The central claim from royal insiders is that Andrew was not merely distant from Camilla, but at times worked against her interests and, by extension, those of then-Prince Charles. The suggestion that he “played politics” inside the royal household speaks to a long-standing reality of monarchy: even within an institution built on hierarchy and duty, personal rivalries can shape public outcomes. In a family where status, succession and influence are tightly intertwined, relationships behind palace walls can have consequences far beyond private life.
A feud rooted in a difficult royal era
To understand why this story resonates, it helps to revisit the context. Camilla spent years as one of the most controversial figures in British public life because of her association with Charles during the breakdown of his marriage to Diana. In the late 1990s and early 2000s, the royal family was attempting to stabilize itself after Diana’s death and amid wider questions about relevance, transparency and modernity. Any effort to rehabilitate Camilla’s public standing was therefore politically sensitive inside the palace as well as outside it.

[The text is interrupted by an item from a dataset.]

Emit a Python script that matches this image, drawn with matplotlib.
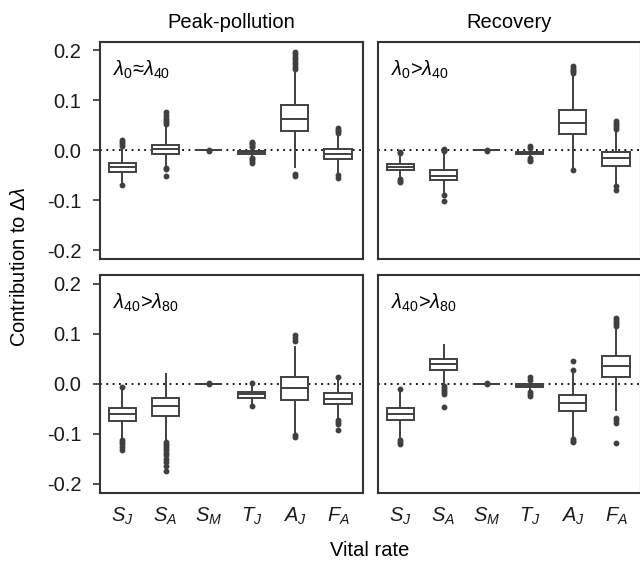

Andrew, meanwhile, was long seen as a forceful personality within the royal family, often associated with confidence, entitlement and a willingness to assert himself. Long before his public fall from grace, he occupied a prominent place as the late Queen Elizabeth II’s second son and a senior working royal. If he did seek to undermine Camilla’s position, as insiders have alleged, it would not have been a minor family disagreement but part of a larger struggle over influence at the top of the institution.
Why Andrew and Camilla became symbols of different royal trajectories
The contrast between the two is striking. Camilla’s journey has been one of gradual rehabilitation. Over time, she moved from being viewed by many Britons with suspicion to becoming queen alongside King Charles III, aided by years of steady public service and a lower-key style. Andrew’s trajectory went in the opposite direction. Once a visible member of the monarchy, he became a source of repeated reputational damage, culminating in his withdrawal from public royal life.
That divergence helps explain renewed interest in their relationship. It is not only a story about personality clash; it is also a story about who gained influence, who lost it and how the monarchy adapted. For a royal institution that survives on symbolism, these internal alignments matter. They can affect everything from household unity to public messaging during moments of crisis.
Why this matters beyond palace gossip
Stories like this endure because the British royal family remains both a national institution and a global media phenomenon. The monarchy plays a constitutional role in the United Kingdom, but it also functions as a major source of soft power, tourism interest and international fascination. Any suggestion of factionalism within the family can shape how the institution is perceived at home and abroad.
For readers, the significance lies in what the reported feud reveals about succession-era pressures. King Charles has spent years trying to project stability and discipline in a streamlined monarchy. Reports of old resentments involving Andrew underscore how difficult that project can be when unresolved tensions linger from earlier chapters of royal history.
In that sense, the Camilla-Andrew story is about more than interpersonal friction. It highlights the enduring challenge facing the House of Windsor: balancing private family dynamics with the public expectations placed on one of the world’s most scrutinized institutions. As long as the monarchy depends on trust, continuity and image, accounts of who supported whom, and who may have worked against whom, will continue to attract attention.